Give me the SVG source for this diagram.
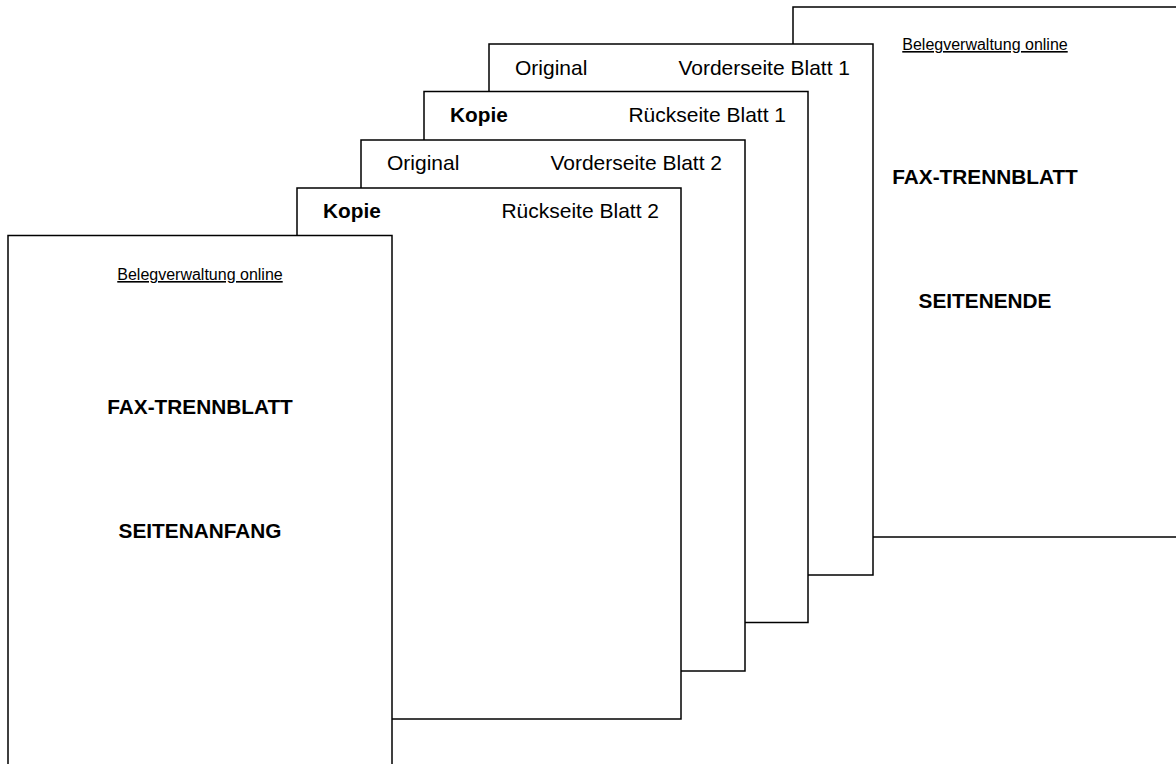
<svg xmlns="http://www.w3.org/2000/svg" width="1176" height="764" viewBox="0 0 1176 764">
<style>
.page{fill:#fff;stroke:#000;stroke-width:1.5}
.t{font-family:"Liberation Sans",Arial,sans-serif;font-size:21px;fill:#000}
.b{font-weight:bold;font-size:20.8px}
.u{font-size:16px;text-decoration:underline}
.m{text-anchor:middle}
.e{text-anchor:end}
</style>
<rect width="1176" height="764" fill="#fff"/>
<g id="page-seitenende">
<rect class="page" x="793" y="7" width="384" height="530"/>
<text class="t u m" x="985" y="50">Belegverwaltung online</text>
<text class="t b m" x="985" y="184">FAX-TRENNBLATT</text>
<text class="t b m" x="985" y="308">SEITENENDE</text>
</g>
<g id="page-vorderseite-1">
<rect class="page" x="489" y="44" width="384" height="531"/>
<text class="t" x="515" y="74.5">Original</text>
<text class="t e" x="850" y="74.5">Vorderseite Blatt 1</text>
</g>
<g id="page-rueckseite-1">
<rect class="page" x="424" y="91.5" width="384" height="531"/>
<text class="t b" x="450" y="121.5">Kopie</text>
<text class="t e" x="786" y="121.5">Rückseite Blatt 1</text>
</g>
<g id="page-vorderseite-2">
<rect class="page" x="361" y="140" width="384" height="531"/>
<text class="t" x="387" y="170">Original</text>
<text class="t e" x="722" y="170">Vorderseite Blatt 2</text>
</g>
<g id="page-rueckseite-2">
<rect class="page" x="297" y="188" width="384" height="531"/>
<text class="t b" x="323" y="217.5">Kopie</text>
<text class="t e" x="659" y="217.5">Rückseite Blatt 2</text>
</g>
<g id="page-seitenanfang">
<rect class="page" x="8" y="235.5" width="384" height="531"/>
<text class="t u m" x="200" y="280">Belegverwaltung online</text>
<text class="t b m" x="200" y="414">FAX-TRENNBLATT</text>
<text class="t b m" x="200" y="537.5">SEITENANFANG</text>
</g>
<g id="connectors"></g>
</svg>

+--

*SHORT EXERCISE:*
Omit the pictures, then output the rest of the listing exactly.

*CORRECT ANSWER:*
Give me the SVG source for this diagram.
<svg xmlns="http://www.w3.org/2000/svg" width="1176" height="764" viewBox="0 0 1176 764">
<style>
.page{fill:#fff;stroke:#000;stroke-width:1.5}
.t{font-family:"Liberation Sans",Arial,sans-serif;font-size:21px;fill:#000}
.b{font-weight:bold;font-size:20.8px}
.u{font-size:16px;text-decoration:underline}
.m{text-anchor:middle}
.e{text-anchor:end}
</style>
<rect width="1176" height="764" fill="#fff"/>
<g id="page-seitenende">
<rect class="page" x="793" y="7" width="384" height="530"/>
<text class="t u m" x="985" y="50">Belegverwaltung online</text>
<text class="t b m" x="985" y="184">FAX-TRENNBLATT</text>
<text class="t b m" x="985" y="308">SEITENENDE</text>
</g>
<g id="page-vorderseite-1">
<rect class="page" x="489" y="44" width="384" height="531"/>
<text class="t" x="515" y="74.5">Original</text>
<text class="t e" x="850" y="74.5">Vorderseite Blatt 1</text>
</g>
<g id="page-rueckseite-1">
<rect class="page" x="424" y="91.5" width="384" height="531"/>
<text class="t b" x="450" y="121.5">Kopie</text>
<text class="t e" x="786" y="121.5">Rückseite Blatt 1</text>
</g>
<g id="page-vorderseite-2">
<rect class="page" x="361" y="140" width="384" height="531"/>
<text class="t" x="387" y="170">Original</text>
<text class="t e" x="722" y="170">Vorderseite Blatt 2</text>
</g>
<g id="page-rueckseite-2">
<rect class="page" x="297" y="188" width="384" height="531"/>
<text class="t b" x="323" y="217.5">Kopie</text>
<text class="t e" x="659" y="217.5">Rückseite Blatt 2</text>
</g>
<g id="page-seitenanfang">
<rect class="page" x="8" y="235.5" width="384" height="531"/>
<text class="t u m" x="200" y="280">Belegverwaltung online</text>
<text class="t b m" x="200" y="414">FAX-TRENNBLATT</text>
<text class="t b m" x="200" y="537.5">SEITENANFANG</text>
</g>
<g id="connectors"></g>
</svg>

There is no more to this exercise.